_STATED TASK_: Please repeat, exactly and with nothing added, the lines running from the line that contains "The picture is" to the line that contains "var YELLOW = '#ffe34f';", both lines included.

_STORED DATA_:

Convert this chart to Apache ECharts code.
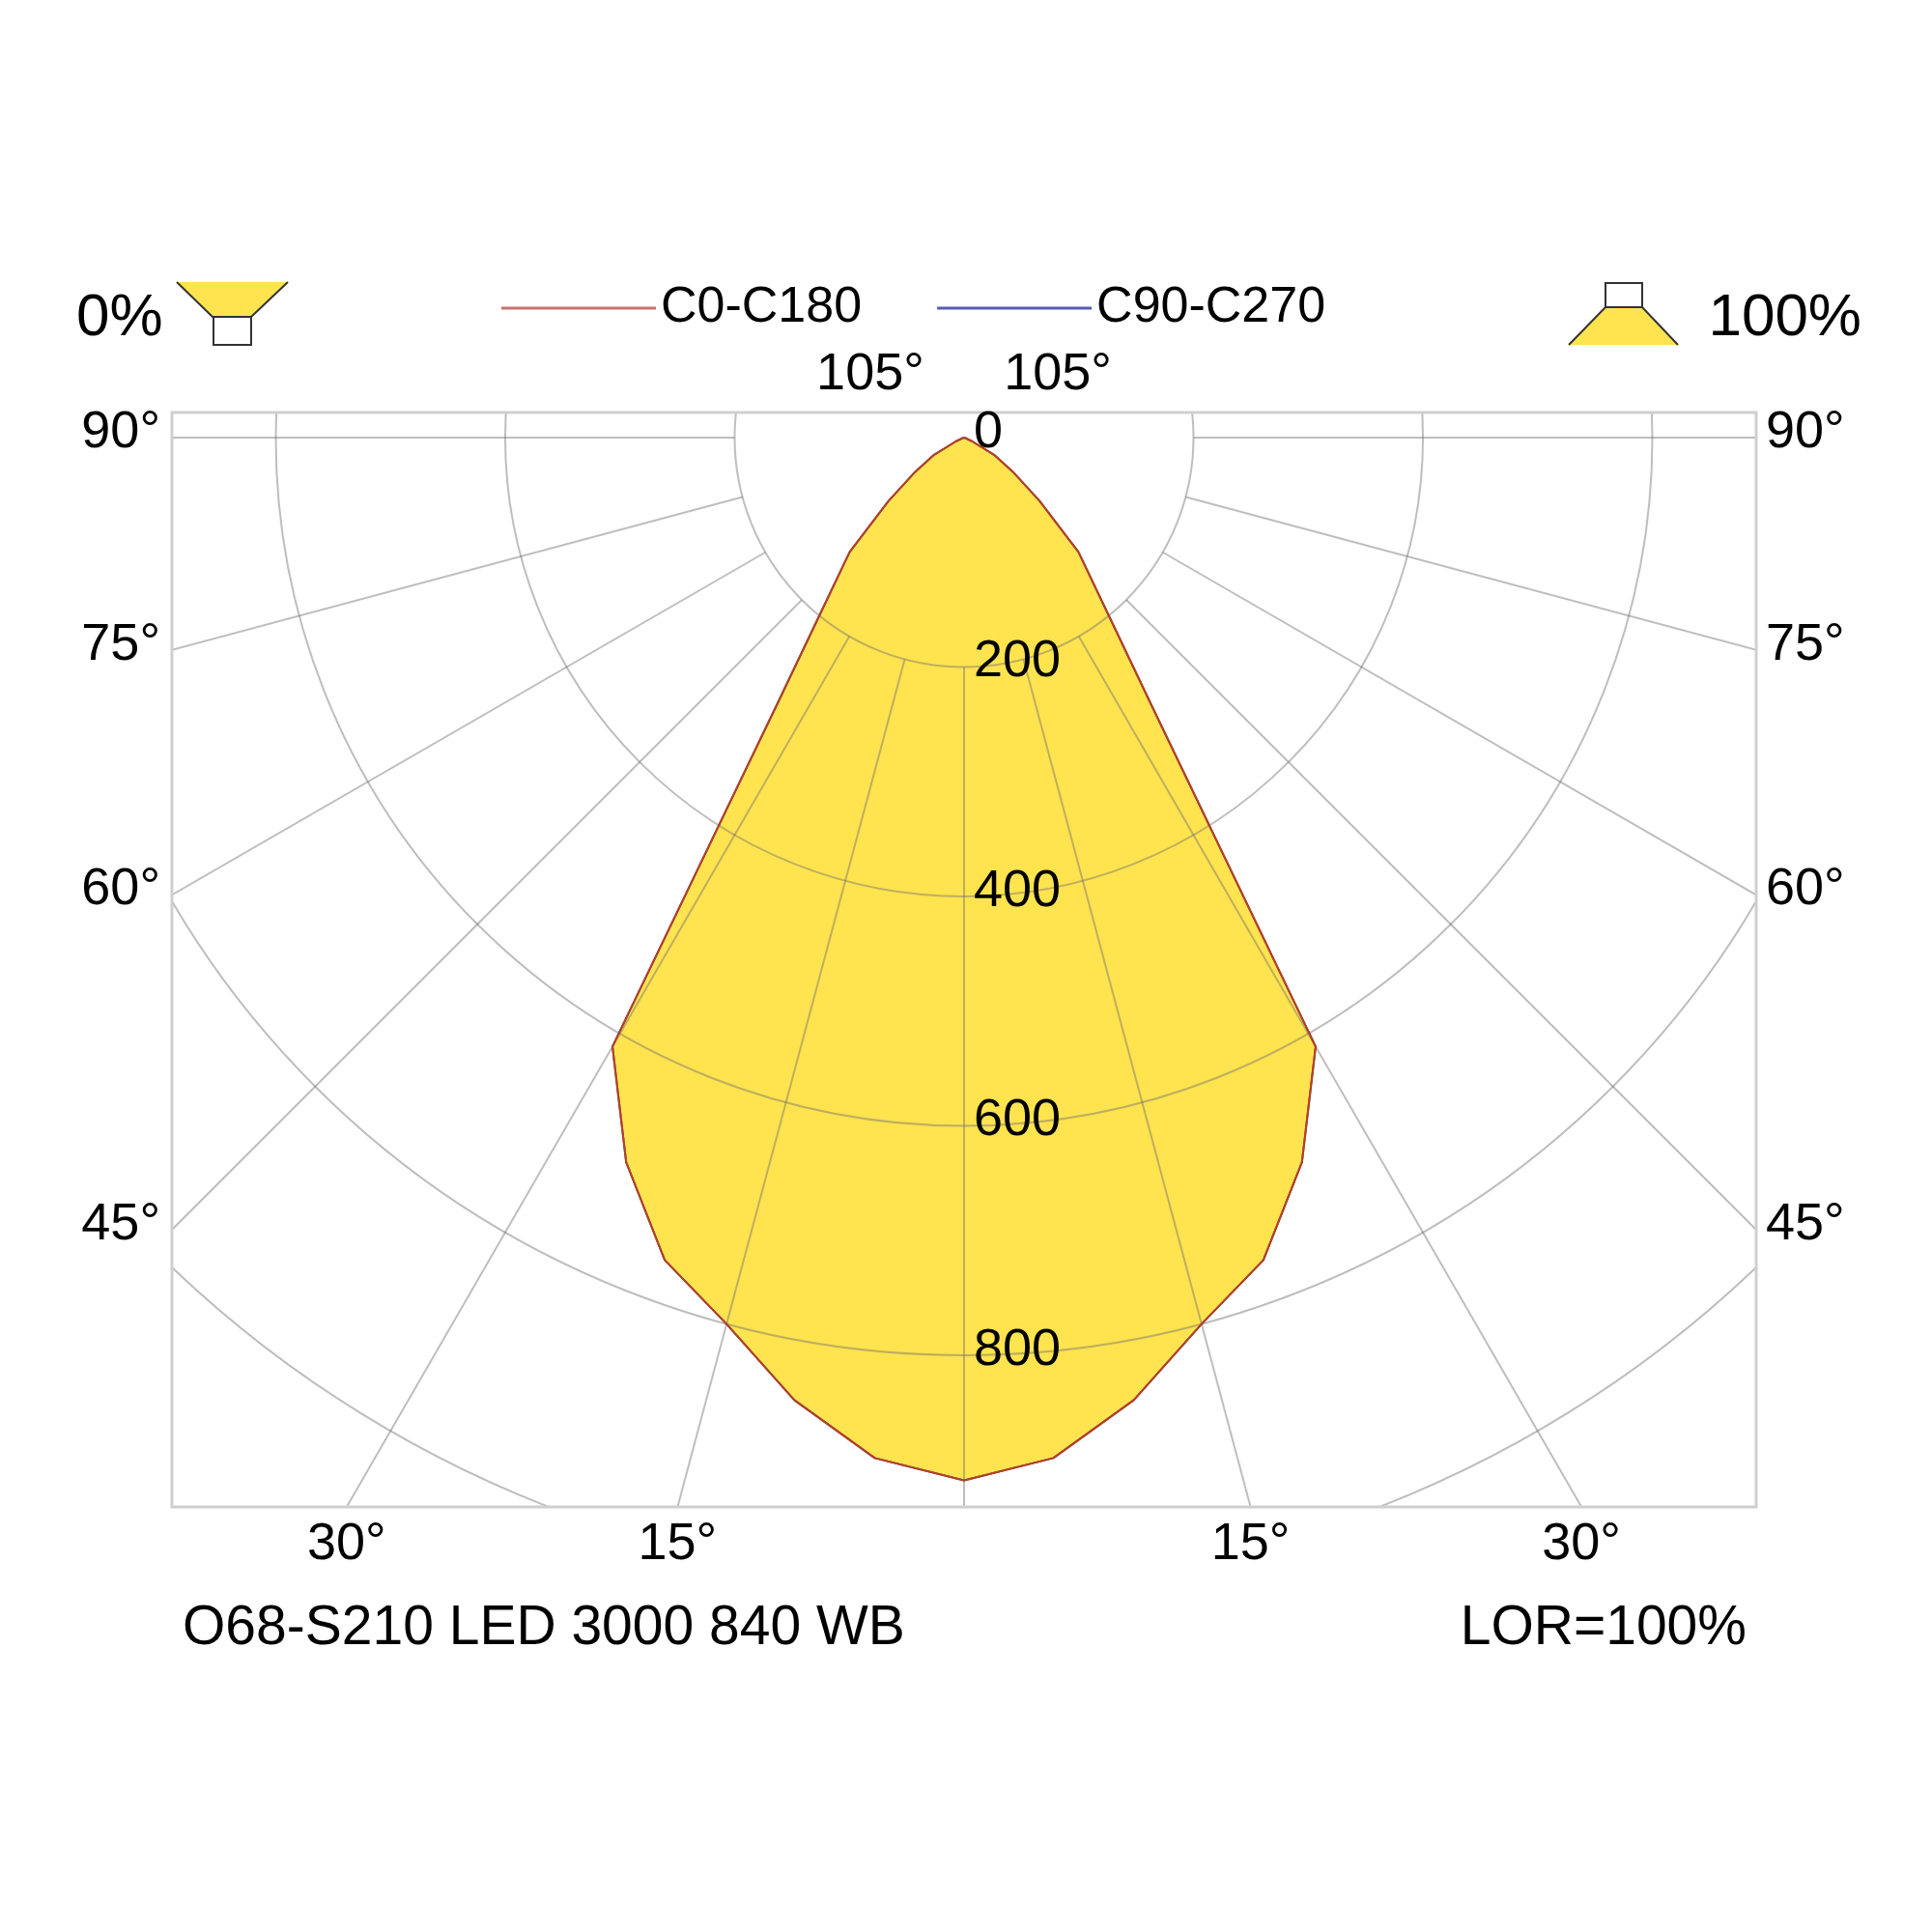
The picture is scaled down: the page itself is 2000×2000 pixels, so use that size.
<!DOCTYPE html>
<html>
<head>
<meta charset="utf-8">
<script src="https://cdn.jsdelivr.net/npm/echarts@6/dist/echarts.min.js"></script>
<style>
  html, body { margin: 0; padding: 0; background: #fff; }
  #chart { width: 2000px; height: 2000px; }
</style>
</head>
<body>
<div id="chart"></div>
<script>
// 光强分布 (cd/klm), 每5度一个点, 左右对称
var gammaDeg = [0, 5, 10, 15, 20, 25, 30, 35, 40, 45, 50, 55, 60, 65, 70, 75, 80, 85, 90];
var c0c180 = [909, 893, 852, 800, 763, 697, 613, 285, 188, 141, 86, 52, 31, 8, 2, 0, 0, 0, 0];
var c90c270 = [909, 893, 852, 800, 763, 697, 613, 285, 188, 141, 86, 52, 31, 8, 2, 0, 0, 0, 0];

// 刻度
var radialTicks = [0, 200, 400, 600, 800];
var sideAngleTicks = [90, 75, 60, 45];
var bottomAngleTicks = [30, 15];
var topAngleTicks = [105];

var seriesNames = ['C0-C180', 'C90-C270'];
var luminaireName = 'O68-S210 LED 3000 840 WB';
var lorText = 'LOR=100%';

// 画布布局
var CX = 998, CY = 453;
var R_MAX = 1200, R_PX = 1425;           // 1200 cd -> 1425 px
var BOX = { left: 178, top: 427, right: 1818, bottom: 1560 };
var FONT = '"Liberation Sans", Arial, sans-serif';
var YELLOW = '#ffe34f';

// 把 gamma 角转成极坐标点 (左半边 360-g, 右半边 g)
function toPolar(vals) {
    var pts = [];
    for (var i = vals.length - 1; i > 0; i--) {
        pts.push([vals[i], 360 - gammaDeg[i]]);
    }
    pts.push([vals[0], 0]);
    for (var j = 1; j < vals.length; j++) {
        pts.push([vals[j], gammaDeg[j]]);
    }
    return pts;
}

var chart = echarts.init(document.getElementById('chart'));
var option = {
    animation: false,
    backgroundColor: '#fff',
    legend: {
        left: 514,
        top: 288,
        icon: 'rect',
        itemWidth: 160,
        itemHeight: 3,
        itemGap: 78,
        selectedMode: false,
        z: 20,
        textStyle: { fontSize: 52, fontFamily: FONT, color: '#000' },
        data: [
            { name: seriesNames[0], itemStyle: { color: '#c87070' } },
            { name: seriesNames[1], itemStyle: { color: '#5a5ab4' } }
        ]
    },
    polar: [
        { center: [CX, CY], radius: [R_PX * 200 / R_MAX, R_PX] },   // 网格
        { center: [CX, CY], radius: [0, R_PX] }                     // 数据
    ],
    angleAxis: [{
        polarIndex: 0,
        type: 'value', min: 0, max: 360, interval: 15,
        startAngle: 270, clockwise: false, z: 3,
        axisLine: { show: false }, axisTick: { show: false }, axisLabel: { show: false },
        splitLine: { show: true, lineStyle: { color: 'rgba(110,110,110,0.45)', width: 2 } }
    }, {
        polarIndex: 1,
        type: 'value', min: 0, max: 360,
        startAngle: 270, clockwise: false,
        axisLine: { show: false }, axisTick: { show: false }, axisLabel: { show: false },
        splitLine: { show: false }
    }],
    radiusAxis: [{
        polarIndex: 0,
        type: 'value', min: 200, max: R_MAX, interval: 200, z: 3,
        axisLine: { show: false }, axisTick: { show: false }, axisLabel: { show: false },
        splitLine: { show: true, lineStyle: { color: 'rgba(110,110,110,0.45)', width: 2 } }
    }, {
        polarIndex: 1,
        type: 'value', min: 0, max: R_MAX,
        axisLine: { show: false }, axisTick: { show: false }, axisLabel: { show: false },
        splitLine: { show: false }
    }],
    series: [{
        name: 'fill',
        type: 'line',
        coordinateSystem: 'polar',
        polarIndex: 1,
        data: toPolar(c0c180),
        symbol: 'none',
        silent: true,
        z: 1,
        lineStyle: { width: 0, opacity: 0 },
        areaStyle: { color: YELLOW, opacity: 1 }
    }, {
        name: seriesNames[1],
        type: 'line',
        coordinateSystem: 'polar',
        polarIndex: 1,
        data: toPolar(c90c270),
        symbol: 'none',
        z: 4,
        lineStyle: { color: '#4a4aa8', width: 2 }
    }, {
        name: seriesNames[0],
        type: 'line',
        coordinateSystem: 'polar',
        polarIndex: 1,
        data: toPolar(c0c180),
        symbol: 'none',
        z: 5,
        lineStyle: { color: '#b8401c', width: 2 }
    }]
};
chart.setOption(option);

// ---------------- 标注和遮罩 ----------------
var center = chart.convertToPixel({ polarIndex: 1 }, [0, 0]);
var cx = center[0], cy = center[1];
var g = [];

function txt(text, x, y, size, align, vAlign) {
    g.push({
        type: 'text', z: 30, silent: true,
        style: {
            text: text, x: x, y: y, fill: '#000',
            font: size + 'px ' + FONT,
            textAlign: align, textVerticalAlign: vAlign
        }
    });
}

// 白色遮罩, 把极坐标网格裁到方框里
var W = 2000;
[[0, 0, W, BOX.top - 1], [0, BOX.bottom + 1, W, W - BOX.bottom],
 [0, 0, BOX.left - 1, W], [BOX.right + 1, 0, W - BOX.right, W]].forEach(function (r) {
    g.push({ type: 'rect', z: 10, silent: true, shape: { x: r[0], y: r[1], width: r[2], height: r[3] }, style: { fill: '#fff' } });
});
// 方框
g.push({
    type: 'rect', z: 15, silent: true,
    shape: { x: BOX.left, y: BOX.top, width: BOX.right - BOX.left, height: BOX.bottom - BOX.top },
    style: { fill: 'none', stroke: '#cfcfcf', lineWidth: 3 }
});

// 径向刻度
radialTicks.forEach(function (v) {
    var p = chart.convertToPixel({ polarIndex: 1 }, [v, 0]);
    txt(String(v), p[0] + 10, p[1] - 5, 54, 'left', 'middle');
});

// 左右两侧角度
var rad = Math.PI / 180;
sideAngleTicks.forEach(function (a) {
    var yl = cy + (cx - BOX.left) / Math.tan(a * rad);
    var yr = cy + (BOX.right - cx) / Math.tan(a * rad);
    txt(a + '°', BOX.left - 12, yl - 5, 54, 'right', 'middle');
    txt(a + '°', BOX.right + 10, yr - 5, 54, 'left', 'middle');
});
// 底部角度
bottomAngleTicks.forEach(function (a) {
    var dx = (BOX.bottom - cy) * Math.tan(a * rad);
    txt(a + '°', cx - dx, BOX.bottom + 12, 54, 'center', 'top');
    txt(a + '°', cx + dx, BOX.bottom + 12, 54, 'center', 'top');
});
// 顶部角度
topAngleTicks.forEach(function (a) {
    var dx = (cy - BOX.top) * Math.tan((180 - a) * rad);
    txt(a + '°', cx - dx, BOX.top - 12, 54, 'center', 'bottom');
    txt(a + '°', cx + dx, BOX.top - 12, 54, 'center', 'bottom');
});

// 底部文字
txt(luminaireName, 189, 1686, 57, 'left', 'middle');
txt(lorText, 1808, 1686, 57, 'right', 'middle');
// 0% / 100%
txt('0%', 79, 330, 62, 'left', 'middle');
txt('100%', 1927, 330, 62, 'right', 'middle');

// 灯具小图标 (下照 0%)
g.push({ type: 'polygon', z: 30, silent: true, shape: { points: [[183, 292], [298, 292], [260, 328], [220, 328]] }, style: { fill: YELLOW } });
g.push({ type: 'polyline', z: 31, silent: true, shape: { points: [[183, 292], [220, 328], [260, 328], [298, 292]] }, style: { stroke: '#333', lineWidth: 2, fill: 'none' } });
g.push({ type: 'rect', z: 31, silent: true, shape: { x: 221, y: 328, width: 39, height: 29 }, style: { fill: '#fff', stroke: '#333', lineWidth: 2 } });
// 上照 100%
g.push({ type: 'polygon', z: 30, silent: true, shape: { points: [[1662, 318], [1700, 318], [1737, 357], [1624, 357]] }, style: { fill: YELLOW } });
g.push({ type: 'polyline', z: 31, silent: true, shape: { points: [[1624, 357], [1662, 318], [1700, 318], [1737, 357]] }, style: { stroke: '#333', lineWidth: 2, fill: 'none' } });
g.push({ type: 'rect', z: 31, silent: true, shape: { x: 1662, y: 293, width: 38, height: 25 }, style: { fill: '#fff', stroke: '#333', lineWidth: 2 } });

chart.setOption({ graphic: g });
</script>
</body>
</html>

_IN RESPONSE_:
The picture is scaled down: the page itself is 2000×2000 pixels, so use that size.
<!DOCTYPE html>
<html>
<head>
<meta charset="utf-8">
<script src="https://cdn.jsdelivr.net/npm/echarts@6/dist/echarts.min.js"></script>
<style>
  html, body { margin: 0; padding: 0; background: #fff; }
  #chart { width: 2000px; height: 2000px; }
</style>
</head>
<body>
<div id="chart"></div>
<script>
// 光强分布 (cd/klm), 每5度一个点, 左右对称
var gammaDeg = [0, 5, 10, 15, 20, 25, 30, 35, 40, 45, 50, 55, 60, 65, 70, 75, 80, 85, 90];
var c0c180 = [909, 893, 852, 800, 763, 697, 613, 285, 188, 141, 86, 52, 31, 8, 2, 0, 0, 0, 0];
var c90c270 = [909, 893, 852, 800, 763, 697, 613, 285, 188, 141, 86, 52, 31, 8, 2, 0, 0, 0, 0];

// 刻度
var radialTicks = [0, 200, 400, 600, 800];
var sideAngleTicks = [90, 75, 60, 45];
var bottomAngleTicks = [30, 15];
var topAngleTicks = [105];

var seriesNames = ['C0-C180', 'C90-C270'];
var luminaireName = 'O68-S210 LED 3000 840 WB';
var lorText = 'LOR=100%';

// 画布布局
var CX = 998, CY = 453;
var R_MAX = 1200, R_PX = 1425;           // 1200 cd -> 1425 px
var BOX = { left: 178, top: 427, right: 1818, bottom: 1560 };
var FONT = '"Liberation Sans", Arial, sans-serif';
var YELLOW = '#ffe34f';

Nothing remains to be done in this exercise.